From the Navigli to Brera: A Neighbourhood-by-Neighbourhood Toll

Along the Alzaia Naviglio Grande, several independent photographers who shoot interiors and fashion editorials say they first noticed the problem through reverse-image searches that turned up their work on overseas e-commerce aggregators. One Brera-based graphic design studio, which asked not to be named because it is in active dispute with a platform operator, said it identified more than 40 instances of duplicated product imagery across three separate marketplaces in a six-month window ending in May 2026. The studio's clients included boutique hoteliers near Corso Como and artisan furniture makers in the Zona Tortona design quarter.

The Associazione Fotografi Professionisti Italiani, which maintains a register of professional image creators across Lombardy, has been fielding a growing number of member complaints related to online image duplication since 2024. Italy's copyright framework under the Legge sul Diritto d'Autore — Law 633 of 1941, as repeatedly amended — does assign originality protections to photographs meeting a creativity threshold, but enforcement against foreign platforms remains cumbersome and slow. Filing a formal takedown request through standard channels can take weeks, by which time a product campaign may already be over.

The Camera Nazionale della Moda Italiana, headquartered in Via Gerolamo Morone, has acknowledged image integrity as part of its broader digital authenticity work, though the organisation has not published specific figures on duplication incidents among its member brands. Several smaller labels that show during Milan Fashion Week — held at venues including the Fiera Milano exhibition complex in Rho and the Triennale di Milano — say they have moved to watermarking and metadata embedding as a first line of defence, at an additional production cost they estimate at between €200 and €600 per campaign shoot.

What Comes Next, and What Creatives Are Demanding

Practically speaking, the options available to affected parties in Milan today break into three tiers. The fastest route is a direct Digital Millennium Copyright Act or equivalent notice to the hosting platform — effective for US-based services, patchier elsewhere. The second is Italy's Autorità per le Garanzie nelle Comunicazioni, or AGCOM, which has takedown powers under domestic law but whose processes were designed primarily for audiovisual piracy rather than still-image duplication at scale. The third, litigation, is prohibitively expensive for the freelance photographer working out of a studio on Via Tortona.
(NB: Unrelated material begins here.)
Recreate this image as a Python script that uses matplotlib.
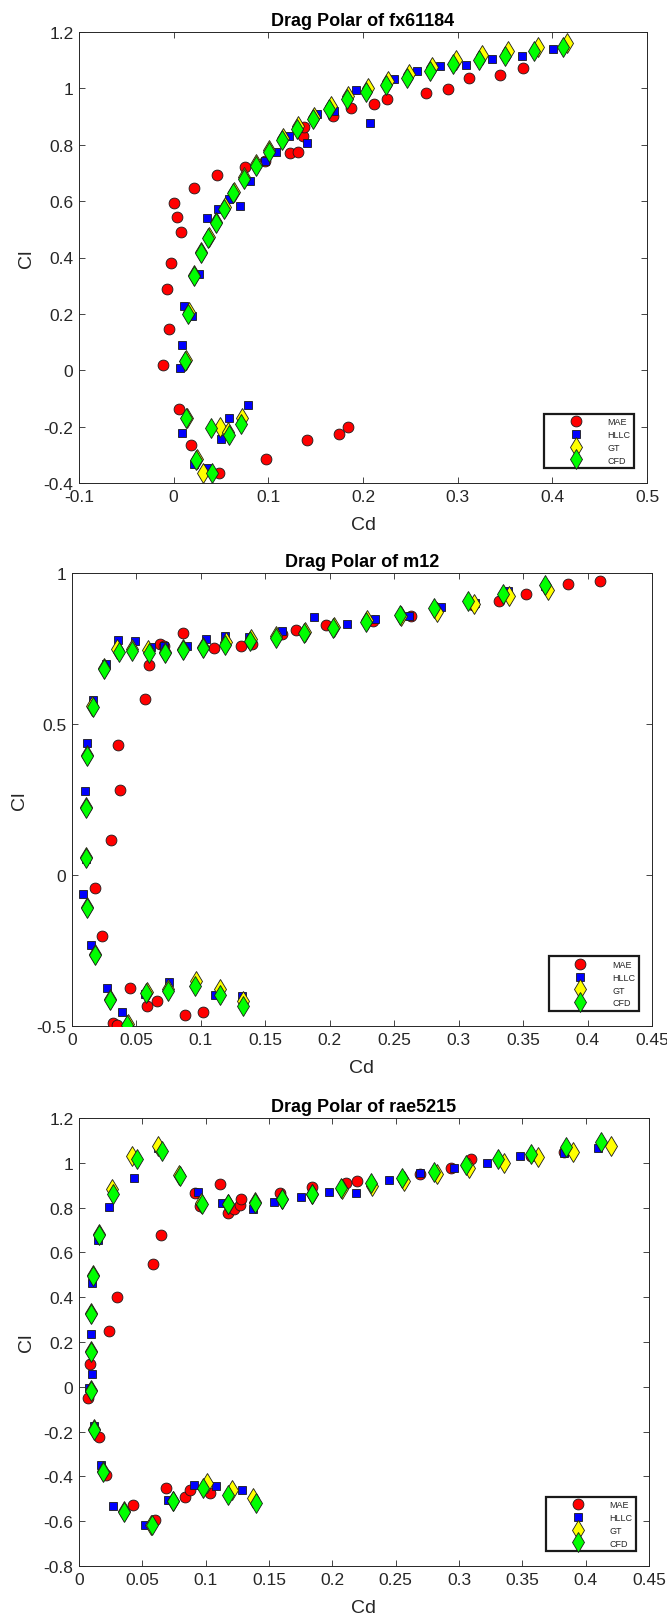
import matplotlib
matplotlib.use("Agg")
import matplotlib.pyplot as plt
from matplotlib.lines import Line2D
from matplotlib.ticker import FuncFormatter

plt.rcParams['font.family'] = ['Liberation Sans', 'DejaVu Sans']
plt.rcParams['axes.unicode_minus'] = False

# ---------------- Panel 1: fx61184 ----------------
mae1_cd = [-0.0113, -0.0046, -0.007, -0.003, 0.008, 0.004, 0.0004, 0.022, 0.046, 0.075, 0.0965,
           0.123, 0.131, 0.137, 0.138, 0.1685, 0.1875, 0.2115, 0.225, 0.267, 0.2895, 0.3115, 0.345, 0.3687,
           0.006, 0.018, 0.048, 0.0975, 0.141, 0.1747, 0.1844]
mae1_cl = [0.018, 0.148, 0.289, 0.379, 0.491, 0.542, 0.592, 0.648, 0.692, 0.720, 0.741,
           0.771, 0.776, 0.830, 0.862, 0.903, 0.930, 0.946, 0.961, 0.982, 0.998, 1.037, 1.047, 1.072,
           -0.139, -0.266, -0.364, -0.315, -0.248, -0.225, -0.2006]

hllc1_cd = [0.0067, 0.0085, 0.0113, 0.0194, 0.0268, 0.035, 0.047, 0.058, 0.070, 0.081, 0.0965, 0.108,
            0.122, 0.141, 0.151, 0.169, 0.1923, 0.2072, 0.2329, 0.2574, 0.281, 0.309, 0.3358, 0.3682, 0.4007,
            0.0092, 0.0218, 0.0352, 0.0504, 0.0588, 0.078]
hllc1_cl = [0.008, 0.091, 0.228, 0.194, 0.342, 0.541, 0.573, 0.608, 0.581, 0.672, 0.741, 0.773,
            0.830, 0.805, 0.909, 0.921, 0.9945, 0.878, 1.034, 1.061, 1.078, 1.083, 1.105, 1.116, 1.138,
            -0.221, -0.331, -0.346, -0.244, -0.171, -0.122]

gt1_cd = [0.0128, 0.0160, 0.0216, 0.0290, 0.0368, 0.0452, 0.0540, 0.0636, 0.0746, 0.0873, 0.1012, 0.1153,
          0.1310, 0.1482, 0.1657, 0.1846, 0.2053, 0.2266, 0.2485, 0.2733, 0.2978, 0.3254, 0.3534, 0.3848, 0.4155,
          0.0140, 0.0250, 0.0310, 0.0490, 0.0577, 0.0718]
gt1_cl = [0.036, 0.205, 0.338, 0.421, 0.474, 0.526, 0.578, 0.633, 0.686, 0.733, 0.780, 0.825,
          0.866, 0.900, 0.937, 0.972, 1.000, 1.025, 1.050, 1.076, 1.100, 1.117, 1.132, 1.148, 1.160,
          -0.168, -0.314, -0.366, -0.200, -0.220, -0.168]

cfd1_cd = [0.0123, 0.0155, 0.0211, 0.0285, 0.0363, 0.0447, 0.0535, 0.063, 0.074, 0.0866, 0.1004, 0.1144,
           0.130, 0.147, 0.1644, 0.183, 0.2036, 0.2246, 0.2463, 0.2708, 0.2952, 0.3224, 0.350, 0.3807, 0.4109,
           0.0134, 0.024, 0.0408, 0.0394, 0.0584, 0.0707]
cfd1_cl = [0.033, 0.201, 0.334, 0.416, 0.469, 0.521, 0.573, 0.628, 0.679, 0.726, 0.773, 0.817,
           0.857, 0.891, 0.927, 0.961, 0.988, 1.013, 1.037, 1.062, 1.086, 1.102, 1.116, 1.133, 1.147,
           -0.171, -0.318, -0.366, -0.205, -0.230, -0.189]

# ---------------- Panel 2: m12 ----------------
mae2_cd = [0.018, 0.023, 0.030, 0.036, 0.037, 0.057, 0.060, 0.068, 0.071, 0.086, 0.110, 0.1315, 0.140,
           0.163, 0.174, 0.197, 0.2338, 0.263, 0.311, 0.331, 0.3526, 0.3848, 0.4096,
           0.032, 0.0346, 0.045, 0.0585, 0.066, 0.088, 0.102]
mae2_cl = [-0.044, -0.203, 0.117, 0.430, 0.280, 0.583, 0.695, 0.765, 0.757, 0.800, 0.751, 0.757, 0.765,
           0.797, 0.812, 0.828, 0.842, 0.858, 0.895, 0.908, 0.932, 0.9625, 0.974,
           -0.490, -0.497, -0.375, -0.435, -0.416, -0.464, -0.453]

hllc2_cd = [0.0082, 0.011, 0.0103, 0.0115, 0.0164, 0.026, 0.0354, 0.049, 0.061, 0.0715, 0.089, 0.104,
            0.1185, 0.1374, 0.1633, 0.1874, 0.213, 0.235, 0.2616, 0.2864, 0.313, 0.338, 0.3666,
            0.0149, 0.0274, 0.0385, 0.057, 0.075, 0.111, 0.132]
hllc2_cl = [-0.064, 0.053, 0.277, 0.438, 0.581, 0.699, 0.779, 0.774, 0.754, 0.759, 0.759, 0.781,
            0.793, 0.787, 0.809, 0.853, 0.832, 0.849, 0.858, 0.889, 0.900, 0.940, 0.957,
            -0.232, -0.374, -0.455, -0.394, -0.355, -0.397, -0.400]

gt2_cd = [0.0110, 0.0107, 0.0117, 0.0158, 0.0248, 0.0350, 0.0462, 0.0590, 0.0720, 0.0858, 0.1013, 0.1195,
          0.1385, 0.1585, 0.1807, 0.2035, 0.2290, 0.2555, 0.2830, 0.3120, 0.3390, 0.3690,
          0.0117, 0.0182, 0.0297, 0.0432, 0.0580, 0.0748, 0.0962, 0.1150, 0.1326]
gt2_cl = [0.058, 0.226, 0.398, 0.560, 0.686, 0.750, 0.748, 0.745, 0.740, 0.750, 0.754, 0.770,
          0.780, 0.790, 0.806, 0.820, 0.843, 0.858, 0.872, 0.897, 0.923, 0.945,
          -0.107, -0.262, -0.410, -0.494, -0.388, -0.378, -0.350, -0.377, -0.416]

cfd2_cd = [0.0108, 0.0105, 0.0115, 0.016, 0.025, 0.0364, 0.0467, 0.0595, 0.0723, 0.086, 0.1015, 0.1187,
           0.138, 0.158, 0.180, 0.2026, 0.2278, 0.2543, 0.281, 0.3076, 0.3344, 0.3666,
           0.0115, 0.018, 0.0295, 0.043, 0.0577, 0.0744, 0.0956, 0.1149, 0.1326]
cfd2_cl = [0.055, 0.223, 0.395, 0.556, 0.682, 0.740, 0.741, 0.735, 0.735, 0.746, 0.751, 0.762,
           0.774, 0.785, 0.800, 0.818, 0.8375, 0.860, 0.885, 0.908, 0.932, 0.960,
           -0.110, -0.265, -0.413, -0.497, -0.392, -0.383, -0.366, -0.397, -0.435]

# ---------------- Panel 3: rae5215 ----------------
mae3_cd = [0.0068, 0.0087, 0.0237, 0.0297, 0.0587, 0.065, 0.0916, 0.0955, 0.111, 0.118, 0.122, 0.127,
           0.128, 0.159, 0.184, 0.211, 0.2196, 0.269, 0.294, 0.3095, 0.3567, 0.383,
           0.016, 0.0213, 0.0424, 0.060, 0.069, 0.0837, 0.0876, 0.1034]
mae3_cl = [-0.052, 0.101, 0.249, 0.400, 0.548, 0.677, 0.864, 0.807, 0.907, 0.778, 0.793, 0.812,
           0.837, 0.867, 0.892, 0.911, 0.919, 0.950, 0.976, 1.018, 1.030, 1.046,
           -0.222, -0.394, -0.529, -0.596, -0.452, -0.492, -0.459, -0.474]

hllc3_cd = [0.0082, 0.010, 0.0095, 0.0105, 0.0147, 0.024, 0.0434, 0.062, 0.094, 0.113, 0.137, 0.154,
            0.175, 0.197, 0.219, 0.2449, 0.269, 0.2964, 0.3223, 0.348, 0.3826, 0.4096,
            0.0118, 0.0171, 0.0271, 0.052, 0.070, 0.091, 0.108, 0.1287]
hllc3_cl = [-0.007, 0.059, 0.234, 0.464, 0.656, 0.804, 0.930, 1.064, 0.871, 0.819, 0.793, 0.827,
            0.847, 0.871, 0.865, 0.922, 0.953, 0.978, 1.001, 1.030, 1.042, 1.066,
            -0.175, -0.351, -0.533, -0.619, -0.507, -0.437, -0.444, -0.459]

gt3_cd = [0.0097, 0.0097, 0.0097, 0.0110, 0.0158, 0.0258, 0.0415, 0.0626, 0.0788, 0.0965, 0.1178, 0.1390,
          0.1605, 0.1840, 0.2075, 0.2314, 0.2567, 0.2826, 0.3080, 0.3358, 0.3624, 0.3900, 0.4197,
          0.0116, 0.0190, 0.0353, 0.0572, 0.0745, 0.1008, 0.1210, 0.1370]
gt3_cl = [-0.015, 0.160, 0.330, 0.500, 0.682, 0.881, 1.030, 1.076, 0.945, 0.822, 0.818, 0.826,
          0.840, 0.862, 0.884, 0.896, 0.919, 0.950, 0.976, 0.999, 1.027, 1.050, 1.076,
          -0.190, -0.377, -0.556, -0.615, -0.508, -0.430, -0.459, -0.496]

cfd3_cd = [0.0095, 0.0095, 0.0095, 0.0108, 0.016, 0.027, 0.0455, 0.0653, 0.080, 0.097, 0.118, 0.139,
           0.160, 0.1837, 0.2068, 0.2304, 0.2553, 0.280, 0.3055, 0.331, 0.357, 0.3846, 0.4123,
           0.0118, 0.0192, 0.0355, 0.0574, 0.0745, 0.098, 0.118, 0.140]
cfd3_cl = [-0.019, 0.156, 0.326, 0.496, 0.677, 0.859, 1.019, 1.053, 0.939, 0.818, 0.815, 0.822,
           0.837, 0.859, 0.886, 0.911, 0.933, 0.961, 0.9915, 1.016, 1.041, 1.069, 1.092,
           -0.193, -0.381, -0.560, -0.619, -0.511, -0.452, -0.484, -0.519]

titles = ["Drag Polar of fx61184", "Drag Polar of m12", "Drag Polar of rae5215"]
series_names = ["MAE", "HLLC", "GT", "CFD"]
xlims = [(-0.1, 0.5), (0, 0.45), (0, 0.45)]
ylims = [(-0.4, 1.2), (-0.5, 1.0), (-0.8, 1.2)]
xticks = [[-0.1, 0, 0.1, 0.2, 0.3, 0.4, 0.5],
          [0, 0.05, 0.1, 0.15, 0.2, 0.25, 0.3, 0.35, 0.4, 0.45],
          [0, 0.05, 0.1, 0.15, 0.2, 0.25, 0.3, 0.35, 0.4, 0.45]]
yticks = [[-0.4, -0.2, 0, 0.2, 0.4, 0.6, 0.8, 1, 1.2],
          [-0.5, 0, 0.5, 1],
          [-0.8, -0.6, -0.4, -0.2, 0, 0.2, 0.4, 0.6, 0.8, 1, 1.2]]

panels = [
    (mae1_cd, mae1_cl, hllc1_cd, hllc1_cl, gt1_cd, gt1_cl, cfd1_cd, cfd1_cl),
    (mae2_cd, mae2_cl, hllc2_cd, hllc2_cl, gt2_cd, gt2_cl, cfd2_cd, cfd2_cl),
    (mae3_cd, mae3_cl, hllc3_cd, hllc3_cl, gt3_cd, gt3_cl, cfd3_cd, cfd3_cl),
]

# axes boxes in pixels: left, top, right, bottom
W, H = 667, 1624
boxes = [(79, 33, 647, 484), (72, 574, 652, 1027), (79, 1119, 649, 1567)]

styles = [
    dict(marker='o', markersize=7.8, markerfacecolor=(1, 0, 0)),
    dict(marker='s', markersize=5.5, markerfacecolor=(0, 0, 1)),
    dict(marker='d', markersize=10.5, markerfacecolor=(1, 1, 0)),
    dict(marker='d', markersize=10.5, markerfacecolor=(0, 1, 0)),
]

def fmt(v, pos):
    s = f"{v:.2f}".rstrip('0').rstrip('.')
    if s in ("-0", ""):
        s = "0"
    return s

fig = plt.figure(figsize=(W / 100, H / 100), dpi=100)
fig.patch.set_facecolor('white')
tick_col = '#262626'

for i, (box, data) in enumerate(zip(boxes, panels)):
    l, t, r, b = box
    ax = fig.add_axes([l / W, 1 - b / H, (r - l) / W, (b - t) / H])
    for k in range(4):
        xs, ys = data[2 * k], data[2 * k + 1]
        ax.plot(xs, ys, linestyle='none', markeredgecolor='#1a1a1a',
                markeredgewidth=0.6, zorder=3 + k, **styles[k])
    ax.set_xlim(*xlims[i])
    ax.set_ylim(*ylims[i])
    ax.set_xticks(xticks[i])
    ax.set_yticks(yticks[i])
    ax.xaxis.set_major_formatter(FuncFormatter(fmt))
    ax.yaxis.set_major_formatter(FuncFormatter(fmt))
    ax.tick_params(direction='in', top=True, right=True, length=4, width=0.6,
                   colors=tick_col, labelsize=12.5, pad=4)
    for sp in ax.spines.values():
        sp.set_color(tick_col)
        sp.set_linewidth(0.7)
    ax.set_title(titles[i], fontsize=13, fontweight='bold', color='black', pad=5)
    ax.set_xlabel('Cd', fontsize=14, color=tick_col, labelpad=9)
    ax.set_ylabel('Cl', fontsize=14, color=tick_col, labelpad=6)

    handles = [Line2D([], [], linestyle='none', markeredgecolor='#1a1a1a',
                      markeredgewidth=0.6, **styles[k]) for k in range(4)]
    leg = ax.legend(handles, series_names, loc='lower right',
                    bbox_to_anchor=(0.977, 0.033), fontsize=6.5,
                    handlelength=6.2, handletextpad=0.4, borderpad=0.4,
                    labelspacing=0.42, fancybox=False, framealpha=1,
                    edgecolor='#1a1a1a', borderaxespad=0)
    leg.get_frame().set_linewidth(1.6)
    for txt in leg.get_texts():
        txt.set_color(tick_col)

fig.savefig('out.png', dpi=100, facecolor='white')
Community members gathered at a May workshop organised by Fondazione Giangiacomo Feltrinelli in Viale Pasubio pushed for a dedicated regional reporting mechanism under the Lombardy Digital Agenda, currently under review by the Regione Lombardia. The proposal would create a fast-track administrative channel specifically for creative intellectual property disputes, with a target resolution window of 15 working days. No formal commitment has yet been made.

For now, the practical advice circulating among Milan's affected creative community is blunt: register every significant image with the SIAE, Italy's copyright collecting society, before publication; embed XMP metadata including creator name, date and usage rights in every file; and run weekly reverse-image checks using tools such as TinEye or Google Images. It is labour no one budgeted for, and it adds up fast when you are trying to build a portfolio, not just protect one.